Rawa Tipe Luapan A, Rawa dalam klasifikasi ini merupakan rawa yang selalu terluapi oleh air pasang tertinggi karena pengaruh variasi elevasi pasang surut air sungai, baik pasang tertinggi saat musim kemarau maupun musim penghujan.

Rawa Tipe Luapan B, Rawa yang termasuk dalam kategori ini ialah rawa yang kadangkadang (tidak selalu terluapi) oleh air pasang tinggi karena pengaruh pasang surut air sungai, paling tidak terluapi pada saat musim penghujan.

Rawa Tipe Luapan C, Daerah rawa (RPS) dalam kategori ini didefinisikan sebagai daerah rawa yang tidak pernah terluapi oleh air pasang tertinggi karena pengaruh variasi elevasi pasang surut air sungai, namun memiliki kedalaman muka air tanah tidak lebih dari 50 cm dari permukaan tanah.

Rawa Tipe Luapan D, Daerah rawa (RPS) ini adalah rawa yang menurut hydrotopografinya tidak pernah terluapi oleh air pasang tertinggi karena pengaruh variasi elevasi pasang surut air sungai, dan memiliki kedalaman air tanah > 50 cm dari permukaan tanah. Selain rawa pasang surut, terdapat juga rawa non pasang surut (RNPS). RNPS didefinisikan sebagai daerah rawa yang tidak dipengaruhi oleh pasang surut air sungai. Daerah rawa ini merupakan lahan tanah berbentuk cekungan dan dalam musim hujan seluruhnya digenangi air.

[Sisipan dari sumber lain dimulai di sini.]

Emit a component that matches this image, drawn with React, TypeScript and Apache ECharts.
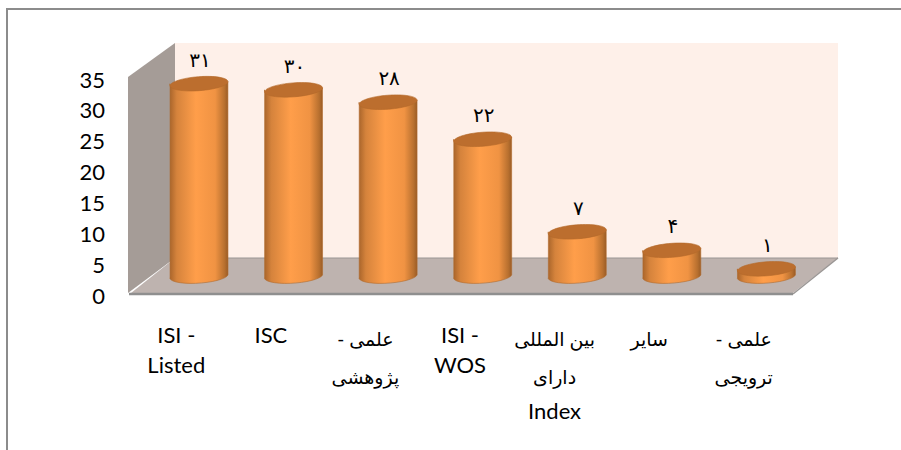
import React, { useEffect, useRef } from "react";
import * as echarts from "echarts";

const categories = ["ISI -\nListed", "ISC", "علمی -\nپژوهشی", "ISI -\nWOS", "بین المللی\nدارای\nIndex", "سایر", "علمی -\nترویجی"];
const values = [31, 30, 28, 22, 7, 4, 1];
const yTicks = { min: 0, max: 35, interval: 5 };

const FONT = 'Lato, "DejaVu Sans", sans-serif';
const DX = 22.7, DY = -20, RX = 29, RY = 7, TILT = 0.075;

const faDigits = (n: number) => String(n).replace(/\d/g, (d) => "۰۱۲۳۴۵۶۷۸۹"[+d]);
const hasArabic = (s: string) => /[\u0600-\u06FF]/.test(s);
const catLabel = (v: string) =>
  v.split("\n").map((l) => (hasArabic(l) ? `{p|${l}\u200F}` : `{l|${l}}`)).join("\n");

const bodyFill = new echarts.graphic.LinearGradient(0, 0, 1, 0, [
  { offset: 0, color: "#A9652B" },
  { offset: 0.12, color: "#D5833C" },
  { offset: 0.45, color: "#FF9E4A" },
  { offset: 0.78, color: "#F09343" },
  { offset: 0.94, color: "#B8702F" },
  { offset: 1, color: "#9A5C26" },
]);

function renderCylinder(params: any, api: any) {
  const idx = api.value(0);
  const top = api.coord([idx, api.value(1)]);
  const base = api.coord([idx, 0]);
  const cx = top[0] + DX;
  const ty = top[1] + DY;
  const by = base[1] + DY;
  const ex = RX * Math.cos(TILT);
  const ey = RX * Math.sin(TILT);
  const deg = (-TILT * 180) / Math.PI;
  const d =
    `M ${cx - ex} ${ty + ey} L ${cx - ex} ${by + ey} ` +
    `A ${RX} ${RY} ${deg} 0 0 ${cx + ex} ${by - ey} ` +
    `L ${cx + ex} ${ty - ey} ` +
    `A ${RX} ${RY} ${deg} 0 1 ${cx - ex} ${ty + ey} Z`;
  return {
    type: "group",
    children: [
      { type: "path", shape: { pathData: d }, style: { fill: bodyFill, stroke: "#B06A2C", lineWidth: 0.6 } },
      {
        type: "ellipse",
        shape: { cx: 0, cy: 0, rx: RX, ry: RY },
        x: cx,
        y: ty,
        rotation: TILT,
        style: { fill: "#BC6E2E", stroke: "#B5692A", lineWidth: 0.6 },
      },
      {
        type: "text",
        style: {
          x: cx + 1,
          y: ty - 25,
          text: faDigits(api.value(1)),
          fill: "#000",
          font: `20px ${FONT}`,
          align: "center",
          verticalAlign: "middle",
        },
      },
    ],
  };
}

export default function App() {
  const ref = useRef<HTMLDivElement>(null);
  useEffect(() => {
    const chart = echarts.init(ref.current!, null, { renderer: "svg" });
    chart.setOption({
      animation: false,
      backgroundColor: "#fff",
      grid: { left: 129, right: 110, top: 79, bottom: 155 },
      xAxis: {
        type: "category",
        data: categories,
        axisLine: { show: false },
        axisTick: { show: false },
        axisLabel: {
          interval: 0,
          margin: 24,
          formatter: catLabel,
          color: "#000",
          rich: {
            l: { fontFamily: FONT, fontSize: 22, lineHeight: 30, color: "#000" },
            p: { fontFamily: FONT, fontSize: 19, lineHeight: 38, color: "#000" },
          },
        },
      },
      yAxis: {
        type: "value",
        ...yTicks,
        axisLine: { show: false },
        axisTick: { show: false },
        splitLine: { show: false },
        axisLabel: { margin: 24, color: "#000", fontFamily: FONT, fontSize: 22 },
      },
      graphic: [
        { type: "polyline", shape: { points: [[7, 450], [7, 9], [901, 9]] }, style: { fill: "none", stroke: "#8C8C8C", lineWidth: 2 } },
        { type: "rect", shape: { x: 175, y: 43, width: 663, height: 216 }, style: { fill: "#FEF0E9" } },
        { type: "polygon", shape: { points: [[128, 77], [175, 43], [175, 258], [128, 293]] }, style: { fill: "#A59C97" } },
        { type: "polygon", shape: { points: [[131, 293], [175, 258], [838, 258], [793, 293]] }, style: { fill: "#BEB3AF" } },
        { type: "line", shape: { x1: 175, y1: 258, x2: 838, y2: 258 }, style: { stroke: "#9A9694", lineWidth: 1 } },
        { type: "line", shape: { x1: 129, y1: 294, x2: 793, y2: 294 }, style: { stroke: "#8F8F8F", lineWidth: 2.5 } },
        { type: "line", shape: { x1: 793, y1: 294, x2: 838, y2: 258 }, style: { stroke: "#9A9694", lineWidth: 1.5 } },
      ],
      series: [
        {
          type: "custom",
          renderItem: renderCylinder,
          encode: { x: 0, y: 1 },
          data: values.map((v, i) => [i, v]),
          clip: false,
        },
      ],
    });
    return () => chart.dispose();
  }, []);
  return <div ref={ref} style={{ position: "absolute", left: 0, top: 0, width: 901, height: 450 }} />;
}
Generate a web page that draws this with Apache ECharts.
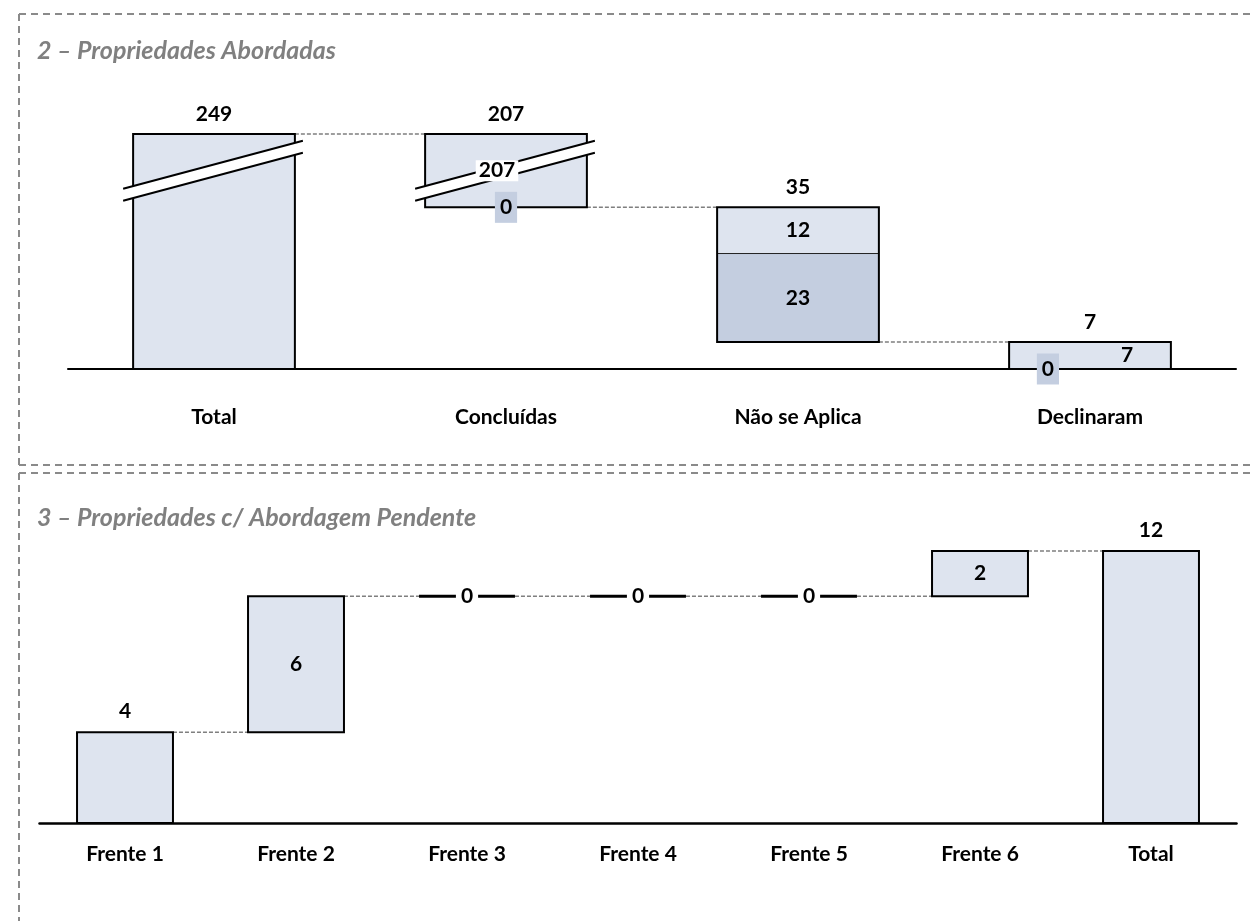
<!DOCTYPE html>
<html>
<head>
<meta charset="utf-8">
<script src="https://cdn.jsdelivr.net/npm/echarts@6/dist/echarts.min.js"></script>
<style>
html, body { margin: 0; padding: 0; background: #fff; }
#main { width: 1253px; height: 921px; }
</style>
</head>
<body>
<div id="main"></div>
<script>
// dados do painel 2 - Propriedades Abordadas
var abordCats = ['Total', 'Concluídas', 'Não se Aplica', 'Declinaram'];
var abordTotal = 249;
var abordClaro = [207, 12, 7];   // parte clara de cada etapa
var abordEscuro = [0, 23, 0];    // parte escura de cada etapa

// dados do painel 3 - Abordagem Pendente
var pendCats = ['Frente 1', 'Frente 2', 'Frente 3', 'Frente 4', 'Frente 5', 'Frente 6', 'Total'];
var pendValores = [4, 6, 0, 0, 0, 2];

// quebra do eixo do painel 2
var quebraIni = 50, quebraFim = 241;

var corClara = '#dee4ef';
var corEscura = '#c4cee0';
var fonte = 'Lato';

var chart = echarts.init(document.getElementById('main'));

// montar a cascata do painel 2
var abBase = [0], abEscuro = [0], abClaro = [abordTotal], abDepois = [abordTotal];
var resto = abordTotal;
for (var i = 0; i < abordClaro.length; i++) {
  resto = resto - abordClaro[i] - abordEscuro[i];
  abBase.push(resto);
  abEscuro.push(abordEscuro[i]);
  abClaro.push(abordClaro[i]);
  abDepois.push(resto);
}

// montar a cascata do painel 3
var pdBase = [], pdValor = [], pdDepois = [];
var soma = 0;
for (var j = 0; j < pendValores.length; j++) {
  pdBase.push(soma);
  pdValor.push(pendValores[j]);
  soma += pendValores[j];
  pdDepois.push(soma);
}
pdBase.push(0); pdValor.push(soma); pdDepois.push(soma);

function rotulo(texto, x, y, fundo, pad) {
  return {
    type: 'text', z2: 30,
    style: {
      text: texto, x: x, y: y, align: 'center', verticalAlign: 'middle',
      font: 'bold 21px ' + fonte, fill: '#000',
      backgroundColor: fundo || null,
      padding: fundo ? (pad || [4, 5]) : 0
    }
  };
}

function tracejado(x1, x2, y) {
  return { type: 'line', z2: 3, shape: { x1: x1, y1: y, x2: x2, y2: y },
    style: { stroke: '#7f7f7f', lineWidth: 1.5, lineDash: [4, 2] } };
}

// desenho das molduras, quebra, ligacoes e rotulos do painel 2
function desenhaAbord(params, api) {
  var i = api.value(0);
  var larg = api.size([1, 0])[0] * 0.554;
  var cx = api.coord([i, 0])[0];
  var xE = cx - larg / 2, xD = cx + larg / 2;
  var topoVal = abBase[i] + abEscuro[i] + abClaro[i];
  var yBase = api.coord([i, abBase[i]])[1];
  var yMeio = api.coord([i, abBase[i] + abEscuro[i]])[1];
  var yTopo = api.coord([i, topoVal])[1];
  var filhos = [];

  filhos.push({ type: 'rect', z2: 5, shape: { x: xE, y: yTopo, width: larg, height: yBase - yTopo },
    style: { fill: 'none', stroke: '#000', lineWidth: 2 } });
  if (abEscuro[i] > 0) {
    filhos.push({ type: 'line', z2: 4, shape: { x1: xE, y1: yMeio, x2: xD, y2: yMeio },
      style: { stroke: '#222', lineWidth: 1 } });
  }

  // quebra do eixo
  var quebrou = abBase[i] < quebraIni && topoVal > quebraFim;
  if (quebrou) {
    var yq = (api.coord([i, quebraIni])[1] + api.coord([i, quebraFim])[1]) / 2;
    var x0 = xE - 10, x1 = xD + 8, s = 24, e = 6;
    filhos.push({ type: 'polygon', z2: 8,
      shape: { points: [[x0, yq + s - e], [x1, yq - s - e], [x1, yq - s + e], [x0, yq + s + e]] },
      style: { fill: '#fff', stroke: null } });
    filhos.push({ type: 'line', z2: 9, shape: { x1: x0, y1: yq + s - e, x2: x1, y2: yq - s - e },
      style: { stroke: '#000', lineWidth: 2 } });
    filhos.push({ type: 'line', z2: 9, shape: { x1: x0, y1: yq + s + e, x2: x1, y2: yq - s + e },
      style: { stroke: '#000', lineWidth: 2 } });
  }

  // ligacao com a proxima barra
  if (i < abordCats.length - 1) {
    var yL = api.coord([i, abDepois[i]])[1];
    var xProx = api.coord([i + 1, 0])[0] - larg / 2;
    filhos.push(tracejado(xD, xProx, yL));
  }

  // rotulos
  filhos.push(rotulo(String(abEscuro[i] + abClaro[i]), cx, yTopo - 20));
  if (i > 0) {
    var curto = (yBase - yTopo) < 40;
    var dxE = 0, dxC = 0;
    if (abEscuro[i] === 0 && curto) { dxE = -larg * 0.26; dxC = larg * 0.23; }
    if (abEscuro[i] === 0) {
      filhos.push(rotulo('0', cx + dxE, yBase, corEscura, [5, 5]));
    } else {
      filhos.push(rotulo(String(abEscuro[i]), cx, (yBase + yMeio) / 2));
    }
    if (quebrou) {
      filhos.push(rotulo(String(abClaro[i]), cx - 9, (yMeio + yTopo) / 2, '#fff', [0, 3]));
    } else {
      filhos.push(rotulo(String(abClaro[i]), cx + dxC, (yMeio + yTopo) / 2));
    }
  }
  return { type: 'group', children: filhos };
}

// desenho do painel 3
function desenhaPend(params, api) {
  var i = api.value(0);
  var larg = api.size([1, 0])[0] * 0.561;
  var cx = api.coord([i, 0])[0];
  var xE = cx - larg / 2, xD = cx + larg / 2;
  var yBase = api.coord([i, pdBase[i]])[1];
  var yTopo = api.coord([i, pdBase[i] + pdValor[i]])[1];
  var ultimo = pendCats.length - 1;
  var filhos = [];

  if (pdValor[i] === 0) {
    filhos.push({ type: 'line', z2: 6, shape: { x1: xE, y1: yBase, x2: xD, y2: yBase },
      style: { stroke: '#000', lineWidth: 3 } });
    filhos.push(rotulo('0', cx, yBase, '#fff', [0, 5]));
  } else {
    filhos.push({ type: 'rect', z2: 5, shape: { x: xE, y: yTopo, width: larg, height: yBase - yTopo },
      style: { fill: 'none', stroke: '#000', lineWidth: 2 } });
    if (i === 0 || i === ultimo) {
      filhos.push(rotulo(String(pdValor[i]), cx, yTopo - 21));
    } else {
      filhos.push(rotulo(String(pdValor[i]), cx, (yBase + yTopo) / 2));
    }
  }
  if (i < ultimo) {
    var yL = api.coord([i, pdDepois[i]])[1];
    var xProx = api.coord([i + 1, 0])[0] - larg / 2;
    filhos.push(tracejado(xD, xProx, yL));
  }
  return { type: 'group', children: filhos };
}

var borda = { stroke: '#8a8a8a', lineWidth: 2, lineDash: [7, 5] };
var eixoLabel = { fontFamily: fonte, fontWeight: 'bold', fontSize: 21, color: '#000' };
var tituloStyle = { fontFamily: fonte, fontStyle: 'italic', fontWeight: 'bold', fontSize: 25, color: '#808080' };

var option = {
  animation: false,
  backgroundColor: '#fff',
  title: [
    { text: '2 – Propriedades Abordadas', left: 32, top: 33, textStyle: tituloStyle },
    { text: '3 – Propriedades c/ Abordagem Pendente', left: 32, top: 500, textStyle: tituloStyle }
  ],
  graphic: [
    { type: 'line', silent: true, shape: { x1: 19, y1: 14, x2: 1253, y2: 14 }, style: borda },
    { type: 'line', silent: true, shape: { x1: 19, y1: 14, x2: 19, y2: 465 }, style: borda },
    { type: 'line', silent: true, shape: { x1: 19, y1: 465, x2: 1253, y2: 465 }, style: borda },
    { type: 'line', silent: true, shape: { x1: 19, y1: 473, x2: 1253, y2: 473 }, style: borda },
    { type: 'line', silent: true, shape: { x1: 19, y1: 473, x2: 19, y2: 921 }, style: borda }
  ],
  grid: [
    { left: 68, right: 17, top: 134, bottom: 552 },
    { left: 39.5, right: 16.5, top: 551, bottom: 98 }
  ],
  xAxis: [
    { type: 'category', gridIndex: 0, data: abordCats,
      axisLine: { lineStyle: { color: '#000', width: 2 } },
      axisTick: { show: false }, axisLabel: Object.assign({ margin: 38 }, eixoLabel) },
    { type: 'category', gridIndex: 1, data: pendCats,
      axisLine: { lineStyle: { color: '#000', width: 2.5 } },
      axisTick: { show: false }, axisLabel: Object.assign({ margin: 21 }, eixoLabel) }
  ],
  yAxis: [
    { type: 'value', gridIndex: 0, min: 0, max: abordTotal, show: false,
      breaks: [{ start: quebraIni, end: quebraFim, gap: '5%' }],
      breakArea: { show: false } },
    { type: 'value', gridIndex: 1, min: 0, max: soma, show: false }
  ],
  series: [
    { type: 'bar', name: 'base', xAxisIndex: 0, yAxisIndex: 0, stack: 'a', barWidth: '55.4%', silent: true,
      itemStyle: { color: 'transparent' }, data: abBase },
    { type: 'bar', name: 'escuro', xAxisIndex: 0, yAxisIndex: 0, stack: 'a', barWidth: '55.4%', silent: true,
      itemStyle: { color: corEscura }, data: abEscuro },
    { type: 'bar', name: 'claro', xAxisIndex: 0, yAxisIndex: 0, stack: 'a', barWidth: '55.4%', silent: true,
      itemStyle: { color: corClara }, data: abClaro },
    { type: 'custom', xAxisIndex: 0, yAxisIndex: 0, silent: true, z: 5,
      renderItem: desenhaAbord, encode: { x: 0, y: 1 },
      data: abordCats.map(function (c, k) { return [k, abBase[k] + abEscuro[k] + abClaro[k]]; }) },

    { type: 'bar', name: 'base2', xAxisIndex: 1, yAxisIndex: 1, stack: 'b', barWidth: '56.1%', silent: true,
      itemStyle: { color: 'transparent' }, data: pdBase },
    { type: 'bar', name: 'valor', xAxisIndex: 1, yAxisIndex: 1, stack: 'b', barWidth: '56.1%', silent: true,
      itemStyle: { color: corClara }, data: pdValor },
    { type: 'custom', xAxisIndex: 1, yAxisIndex: 1, silent: true, z: 5,
      renderItem: desenhaPend, encode: { x: 0, y: 1 },
      data: pendCats.map(function (c, k) { return [k, pdBase[k] + pdValor[k]]; }) }
  ]
};

chart.setOption(option);
</script>
</body>
</html>
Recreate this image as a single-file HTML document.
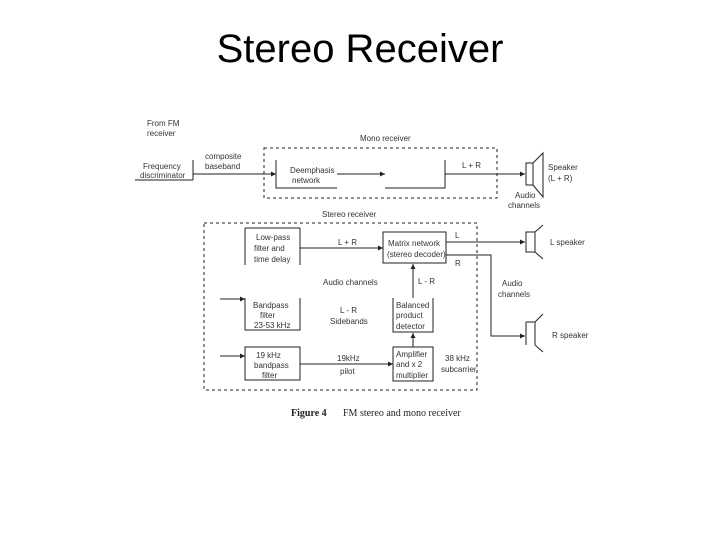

Pada musim kemarau air tersebut berangsur-angsur kering bahkan kadang-kadang ada yang kering sama sekali selama masa yang relatif sangat singkat (1-2 bulan). Untuk daerah yang berada dekat dengan sungai, air yang menggenangai daerah rawa berasal dari luapan sungai disekitarnya, dan ada pula daerah rawa yang mudah tenggelam terus menerus akibat hujan sebelum melimpahkan airnya ke daerah sekitarnya.

Berdasarkan ketinggian hydrotopografi, RNPS atau rawa lebak dibagi menjadi:

1. Lebak Pematang : Memiliki topografi yang cukup tinggi, dimana jangka waktu tergenangnya relatif sangat pendek.

2. Lebak Tengah : Terletak diantara lebak pematang dan lebak dalam

3. Lebak Dalam : Memiliki topografi rendah sehingga jangka waktu tergenangnya relatif sangat lama (tergenang terus menerus).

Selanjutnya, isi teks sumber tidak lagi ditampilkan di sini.